Let me add: it was always communicated to me that the strongest art does NOT come from the urge to “do my work”, “do or make something pretty”, “produce paintings” or “reproduce what I see”, but only from the presiding urges to explore, to question, to learn and, thereby, to consciously & visually relate both vital & natural principles. This is the intellectual, emotional and spiritual underpinning of grand pictorial thought.

In this way, the most insightful and powerfully principled art instruction seems to have, in the longest view, an essential, inevitable, but only limited effect upon the strongest art. Art grows and evolves by practice, and is as destined for growth as the principles which underlie its design will allow.


It might be necessary to be dogmatic on this point: some principles are more pictorially fertile, insightful, paradoxical, beautiful, abreactive, complex, energizing and naturally powerful than others, are truly more alive than others, and our best practice as artists and teachers of art is to draw upon these principles with a conscious prejudice.

In conversation with such principles, we find our actual selves. We do not seek to construct a historicized consciousness, but to grow and reveal a singularly historic one. That is the very identity of art.

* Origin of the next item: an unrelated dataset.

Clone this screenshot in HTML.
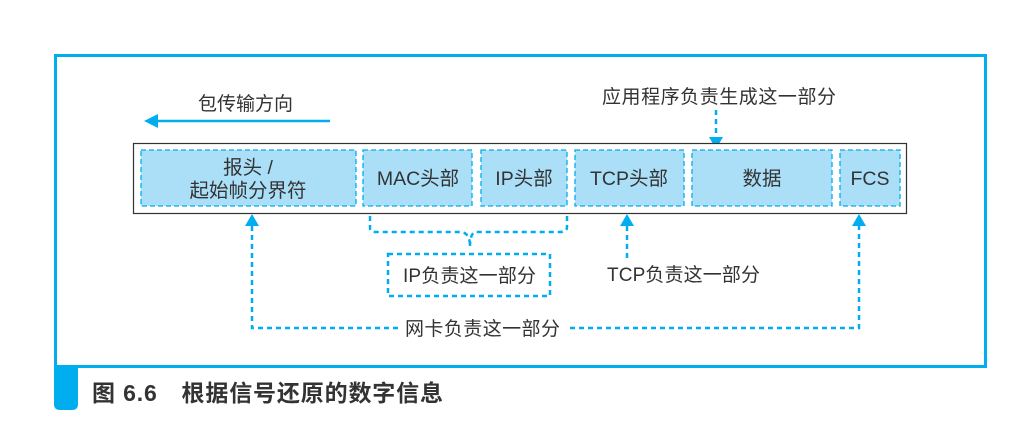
<!DOCTYPE html>
<html><head><meta charset="utf-8"><style>
html,body{margin:0;padding:0;background:#fff;}
svg text{font-family:"Liberation Sans","Noto Sans CJK SC",sans-serif;fill:#333;}
</style></head><body>
<svg width="1012" height="421" viewBox="0 0 1012 421" xmlns="http://www.w3.org/2000/svg">
<rect x="55.5" y="55.5" width="930" height="311" fill="none" stroke="#00aeef" stroke-width="3"/>
<path d="M54 366 H78 V404 Q78 410 72 410 H60 Q54 410 54 404 Z" fill="#00aeef"/>
<text x="92" y="401" font-size="23" font-weight="bold" fill="#222" textLength="351" lengthAdjust="spacing">图 6.6　根据信号还原的数字信息</text>

<line x1="156" y1="121" x2="330" y2="121" stroke="#00aeef" stroke-width="2.5"/>
<polygon points="144,121 158,114 158,128" fill="#00aeef"/>
<text x="198" y="110" font-size="19" textLength="95">包传输方向</text>

<text x="602" y="103" font-size="19" textLength="234">应用程序负责生成这一部分</text>
<line x1="716" y1="110" x2="716" y2="138" stroke="#00aeef" stroke-width="2.5" stroke-dasharray="5,4"/>
<polygon points="716,149 709,137 723,137" fill="#00aeef"/>

<rect x="133.5" y="143.5" width="773" height="70" fill="#fff" stroke="#333" stroke-width="1.2"/>
<g fill="#abdff8" stroke="#00aeef" stroke-width="1.3" stroke-dasharray="5,3">
<rect x="141" y="150" width="215" height="56"/>
<rect x="363" y="150" width="109" height="56"/>
<rect x="481" y="150" width="86" height="56"/>
<rect x="575" y="150" width="109" height="56"/>
<rect x="692" y="150" width="140" height="56"/>
<rect x="840" y="150" width="60" height="56"/>
</g>
<g font-size="19.5" text-anchor="middle">
<text x="248" y="174">报头 /</text>
<text x="248" y="197">起始帧分界符</text>
<text x="418" y="185">MAC头部</text>
<text x="524" y="185">IP头部</text>
<text x="629" y="185">TCP头部</text>
<text x="762" y="185">数据</text>
<text x="870" y="185">FCS</text>
</g>

<g fill="none" stroke="#00aeef" stroke-width="2.5" stroke-dasharray="5,4">
<path d="M370 216 V228 Q370 232 375 232 H462 Q470 234 470 246"/>
<path d="M567 216 V227 Q567 232 560 232 H475 Q470 234 470 246"/>
<rect x="388" y="254" width="162" height="42"/>
<path d="M252 226 V328 H400"/>
<path d="M570 328 H859 V226"/>
<path d="M627 226 V262"/>
</g>
<g fill="#00aeef">
<polygon points="252,214 245,226 259,226"/>
<polygon points="627,214 620,226 634,226"/>
<polygon points="859,214 852,226 866,226"/>
</g>
<g font-size="19">
<text x="403" y="282" textLength="133">IP负责这一部分</text>
<text x="607" y="281" textLength="153">TCP负责这一部分</text>
<text x="405" y="335" textLength="155">网卡负责这一部分</text>
</g>
</svg>
</body></html>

We are certainly not the last eclectics, and not the last natural classicists. We are only some of the stronger ones, and some of the next. We are beginners, all over again, but we do not arrive empty-handed.

As in 1589, the vital cultural forces of our grandfather schools are now spent, but they each contribute directly to the character, creative basis, sensibility and growing direction of our school of thought, towards an utterly new kind of vivid, refined, natural, humane, beautiful, contemporary classical art. It is an idea that is open to definition.